• [WRITTEN REQUEST] Exactly how many lines have the word "React"? Answer with the bare number.

• [DATASET EXCERPT]
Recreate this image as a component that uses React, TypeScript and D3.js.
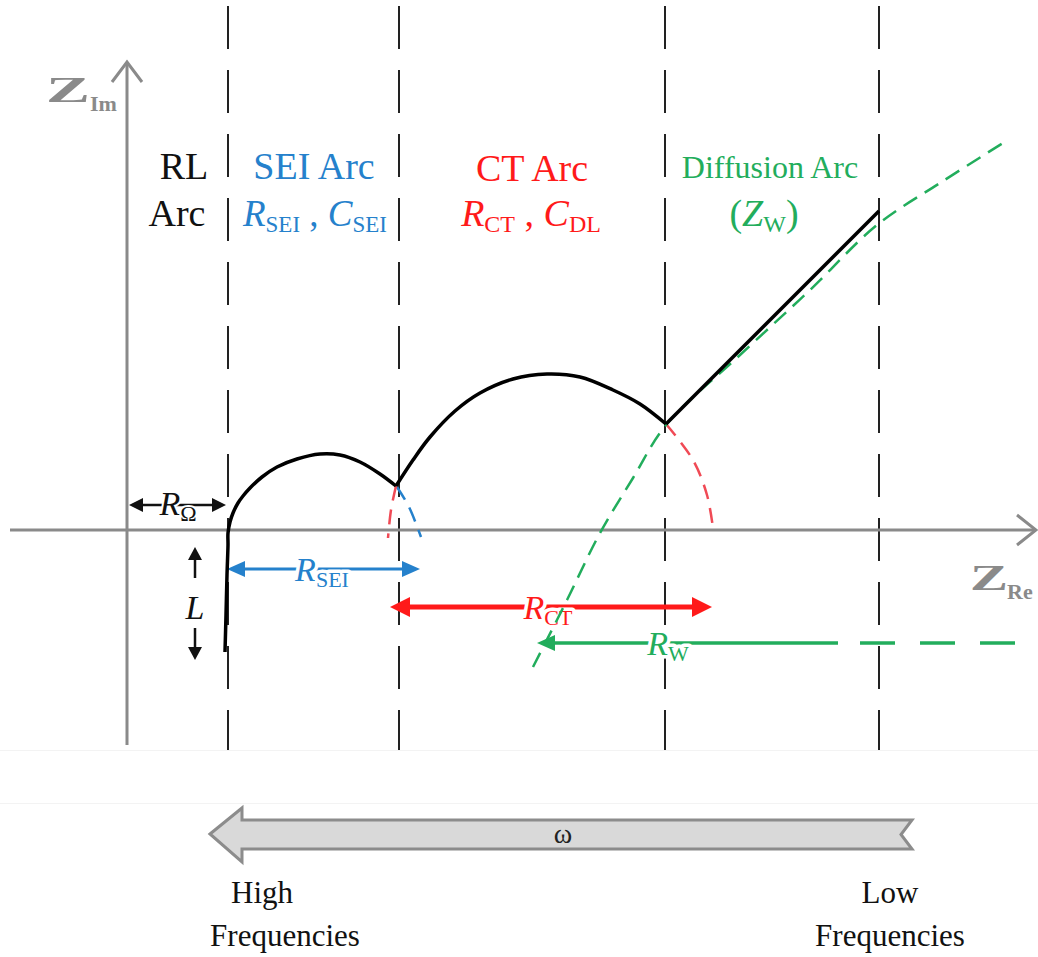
import React from "react";
import * as d3 from "d3";

const W = 1038;
const H = 957;

// ---- data (arbitrary Ω units, origin at axes crossing) ----
const regionBounds = [10.1, 27.2, 53.8, 75.2];

const tailAndSeiArc: [number, number][] = [
  [9.8, -12.2], [9.9, -8.5], [10.0, -4.5], [10.1, -1.5], [10.1, -0.3], [10.3, 0.8],
  [10.6, 1.7], [11.1, 2.7], [11.6, 3.4], [12.3, 4.2], [13.5, 5.3], [15.0, 6.3],
  [17.0, 7.1], [19.3, 7.6], [21.3, 7.5], [23.3, 6.8], [25.3, 5.6], [26.9, 4.4],
];
const ctArc: [number, number][] = [
  [26.9, 4.4], [28.6, 7.0], [30.3, 9.3], [32.8, 11.9], [35.3, 13.7], [38.6, 15.1],
  [42.0, 15.6], [45.3, 15.3], [48.6, 14.0], [51.3, 12.6], [53.9, 10.6],
];
const seiArcExtension: [number, number][] = [[27.0, 4.3], [28.2, 2.3], [29.4, -0.7]];
const ctArcLeftExtension: [number, number][] = [[26.9, 4.4], [26.4, 2.0], [26.1, -0.8]];
const ctArcRightExtension: [number, number][] = [[53.9, 10.6], [56.6, 7.0], [58.0, 3.5], [58.6, 0.2]];
const warburgArc: [number, number][] = [
  [40.6, -13.7], [44.0, -7.0], [47.3, -0.3], [50.6, 5.2], [53.9, 10.5], [61.3, 17.5],
  [68.3, 24.0], [75.0, 30.5], [81.3, 34.7], [87.6, 38.7],
];
const warburgLine: [number, number][] = [[53.9, 10.6], [75.2, 31.9]];

const rOhmSpan = [0.2, 9.9];
const rOhmLevel = 2.5;
const rSeiSpan = [10.0, 29.3];
const rSeiLevel = -3.9;
const rCtSpan = [26.3, 58.5];
const rCtLevel = -7.7;
const rWSpan = [41.0, 71.1, 73.3, 89.0];
const rWLevel = -11.3;
const inductanceX = 6.8;
const inductanceUp = [-4.8, -1.7];
const inductanceDown = [-9.8, -13.0];

const axisX = [-11.7, 90.9];
const axisY = [-21.5, 46.8];

const x = d3.scaleLinear().domain([0, 10]).range([127, 227]);
const y = d3.scaleLinear().domain([0, 10]).range([530, 430]);

const smooth = d3
  .line<[number, number]>()
  .x((d) => x(d[0]))
  .y((d) => y(d[1]))
  .curve(d3.curveCatmullRom.alpha(0.5));
const straight = d3
  .line<[number, number]>()
  .x((d) => x(d[0]))
  .y((d) => y(d[1]));

function head(tx: number, ty: number, ang: number, len: number, hw: number) {
  const c = Math.cos(ang);
  const s = Math.sin(ang);
  const bx = tx - c * len;
  const by = ty - s * len;
  return `M${tx},${ty}L${bx - s * hw},${by + c * hw}L${bx + s * hw},${by - c * hw}Z`;
}

const SERIF = "'Liberation Serif', 'Times New Roman', serif";
const BLUE = "#2581cc";
const RED = "#ff1a1a";
const GREEN = "#22ad5c";
const GRAY = "#8a8a8a";

function DimArrow({ x0, x1, lv, color, w, hl, hw }: any) {
  const yy = y(lv);
  const a = x(x0);
  const b = x(x1);
  return (
    <g>
      <line x1={a + hl * 0.8} x2={b - hl * 0.8} y1={yy} y2={yy} stroke={color} strokeWidth={w} />
      <path d={head(a, yy, Math.PI, hl, hw)} fill={color} />
      <path d={head(b, yy, 0, hl, hw)} fill={color} />
    </g>
  );
}

export default function App() {
  const halo = { stroke: "#fff", strokeWidth: 7, paintOrder: "stroke" as any, strokeLinejoin: "round" as any };
  const yTop = y(53);
  const yBot = y(-22);
  return (
    <svg width={W} height={H} style={{ position: "absolute", left: 0, top: 0, background: "#fff" }} fontFamily={SERIF}>
      <rect x={0} y={0} width={W} height={H} fill="#fff" />
      {/* faint panel edges */}
      <line x1={0} x2={W} y1={750.5} y2={750.5} stroke="#f3f3f3" strokeWidth={1} />
      <line x1={0} x2={W} y1={803.5} y2={803.5} stroke="#f3f3f3" strokeWidth={1} />

      {/* region boundaries */}
      {regionBounds.map((b, i) => (
        <line key={i} x1={x(b)} x2={x(b)} y1={yTop} y2={yBot} stroke="#222" strokeWidth={2} strokeDasharray="43 21" strokeDashoffset={58 - (yTop - 0)} />
      ))}

      {/* axes */}
      <line x1={x(0)} x2={x(0)} y1={y(axisY[0])} y2={y(axisY[1])} stroke={GRAY} strokeWidth={3} />
      <path d={`M${x(0) - 15},${y(axisY[1]) + 20}L${x(0)},${y(axisY[1])}L${x(0) + 15},${y(axisY[1]) + 20}`} fill="none" stroke={GRAY} strokeWidth={3} />
      <line x1={x(axisX[0])} x2={x(axisX[1])} y1={y(0)} y2={y(0)} stroke={GRAY} strokeWidth={3} />
      <path d={`M${x(axisX[1]) - 19},${y(0) - 15}L${x(axisX[1])},${y(0)}L${x(axisX[1]) - 19},${y(0) + 15}`} fill="none" stroke={GRAY} strokeWidth={3} />

      {/* axis labels */}
      <text x={46} y={102} fontSize={36} fontWeight="bold" fill={GRAY} textLength={44} lengthAdjust="spacingAndGlyphs">Z</text>
      <text x={90} y={111} fontSize={22} fontWeight="bold" fill={GRAY}>Im</text>
      <text x={970} y={590} fontSize={36} fontWeight="bold" fill={GRAY} textLength={38} lengthAdjust="spacingAndGlyphs">Z</text>
      <text x={1007} y={599} fontSize={22} fontWeight="bold" fill={GRAY}>Re</text>

      {/* region titles */}
      <g fontSize={38} textAnchor="middle">
        <text x={184} y={179} fill="#111">RL</text>
        <text x={177} y={226} fill="#111">Arc</text>
        <text x={314} y={179} fill={BLUE}>SEI Arc</text>
        <text x={315} y={226} fill={BLUE} fontSize={37}>
          <tspan fontStyle="italic">R</tspan>
          <tspan fontSize={23} dy={6}>SEI</tspan>
          <tspan dy={-6}> , </tspan>
          <tspan fontStyle="italic">C</tspan>
          <tspan fontSize={23} dy={6}>SEI</tspan>
        </text>
        <text x={532} y={181} fill={RED}>CT Arc</text>
        <text x={531} y={226} fill={RED}>
          <tspan fontStyle="italic">R</tspan>
          <tspan fontSize={24} dy={6}>CT</tspan>
          <tspan dy={-6}> , </tspan>
          <tspan fontStyle="italic">C</tspan>
          <tspan fontSize={24} dy={6}>DL</tspan>
        </text>
        <text x={770} y={178} fill={GREEN} fontSize={32}>Diffusion Arc</text>
        <text x={764} y={226} fill={GREEN} fontSize={38}>
          <tspan>(</tspan>
          <tspan fontStyle="italic">Z</tspan>
          <tspan fontSize={24} dy={6}>W</tspan>
          <tspan dy={-6}>)</tspan>
        </text>
      </g>

      {/* dashed arc continuations */}
      <path d={smooth(seiArcExtension) || ""} fill="none" stroke={BLUE} strokeWidth={2.5} strokeDasharray="15 9" />
      <path d={smooth(ctArcLeftExtension) || ""} fill="none" stroke="#f04a55" strokeWidth={2.5} strokeDasharray="15 9" />
      <path d={smooth(ctArcRightExtension) || ""} fill="none" stroke="#f04a55" strokeWidth={2.5} strokeDasharray="15 9" />

      {/* dimension arrows */}
      <DimArrow x0={rOhmSpan[0]} x1={rOhmSpan[1]} lv={rOhmLevel} color="#111" w={2.5} hl={14} hw={7} />
      <DimArrow x0={rSeiSpan[0]} x1={rSeiSpan[1]} lv={rSeiLevel} color={BLUE} w={3} hl={18} hw={8} />
      <DimArrow x0={rCtSpan[0]} x1={rCtSpan[1]} lv={rCtLevel} color={RED} w={5} hl={20} hw={10} />
      <g>
        <line x1={x(rWSpan[0]) + 14} x2={x(rWSpan[1])} y1={y(rWLevel)} y2={y(rWLevel)} stroke={GREEN} strokeWidth={3.5} />
        <path d={head(x(rWSpan[0]), y(rWLevel), Math.PI, 18, 8)} fill={GREEN} />
        <line x1={x(rWSpan[2])} x2={x(rWSpan[3])} y1={y(rWLevel)} y2={y(rWLevel)} stroke={GREEN} strokeWidth={3.5} strokeDasharray="35 25" />
      </g>
      {/* inductance arrows */}
      <line x1={x(inductanceX)} x2={x(inductanceX)} y1={y(inductanceUp[0])} y2={y(inductanceUp[1]) + 10} stroke="#111" strokeWidth={2.5} />
      <path d={head(x(inductanceX), y(inductanceUp[1]), -Math.PI / 2, 13, 7)} fill="#111" />
      <line x1={x(inductanceX)} x2={x(inductanceX)} y1={y(inductanceDown[0])} y2={y(inductanceDown[1]) - 10} stroke="#111" strokeWidth={2.5} />
      <path d={head(x(inductanceX), y(inductanceDown[1]), Math.PI / 2, 13, 7)} fill="#111" />

      {/* dimension labels */}
      <g textAnchor="middle" fontSize={34}>
        <text x={x(5.1)} y={y(rOhmLevel) + 10} fill="#111" {...halo} strokeWidth={4}>
          <tspan fontStyle="italic">R</tspan>
          <tspan fontSize={22} dy={6}>Ω</tspan>
        </text>
        <text x={x(inductanceX)} y={y(-8.9)} fill="#111" fontStyle="italic">L</text>
        <text x={x(19.5)} y={y(rSeiLevel) + 12} fill={BLUE} {...halo}>
          <tspan fontStyle="italic">R</tspan>
          <tspan fontSize={22} dy={6}>SEI</tspan>
        </text>
        <text x={x(42.1)} y={y(rCtLevel) + 12} fill={RED} {...halo}>
          <tspan fontStyle="italic">R</tspan>
          <tspan fontSize={22} dy={6}>CT</tspan>
        </text>
        <text x={x(54.1)} y={y(rWLevel) + 12} fill={GREEN} {...halo}>
          <tspan fontStyle="italic">R</tspan>
          <tspan fontSize={22} dy={6}>W</tspan>
        </text>
      </g>

      {/* Warburg (diffusion) arc */}
      <path d={smooth(warburgArc) || ""} fill="none" stroke={GREEN} strokeWidth={2.5} strokeDasharray="16 9" />

      {/* impedance spectrum */}
      <path d={smooth(tailAndSeiArc) || ""} fill="none" stroke="#000" strokeWidth={3.5} strokeLinejoin="round" />
      <path d={smooth(ctArc) || ""} fill="none" stroke="#000" strokeWidth={3.5} strokeLinejoin="round" />
      <path d={straight(warburgLine) || ""} fill="none" stroke="#000" strokeWidth={3.5} />

      {/* frequency arrow */}
      <path
        d={`M${x(8.3)},834 L${x(11.5)},808 L${x(11.5)},820 L${x(78.5)},820 L${x(77.4)},834.5 L${x(78.5)},849 L${x(11.5)},849 L${x(11.5)},862 Z`}
        fill="#d9d9d9"
        stroke="#8c8c8c"
        strokeWidth={3}
        strokeLinejoin="miter"
      />
      <text x={x(43.6)} y={843} fontSize={28} textAnchor="middle" fill="#222">ω</text>

      <g fontSize={31} textAnchor="middle" fill="#111">
        <text x={262} y={903}>High</text>
        <text x={285} y={946}>Frequencies</text>
        <text x={890} y={903}>Low</text>
        <text x={890} y={946}>Frequencies</text>
      </g>
    </svg>
  );
}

• [SOLUTION TO THIS PROBLEM] 2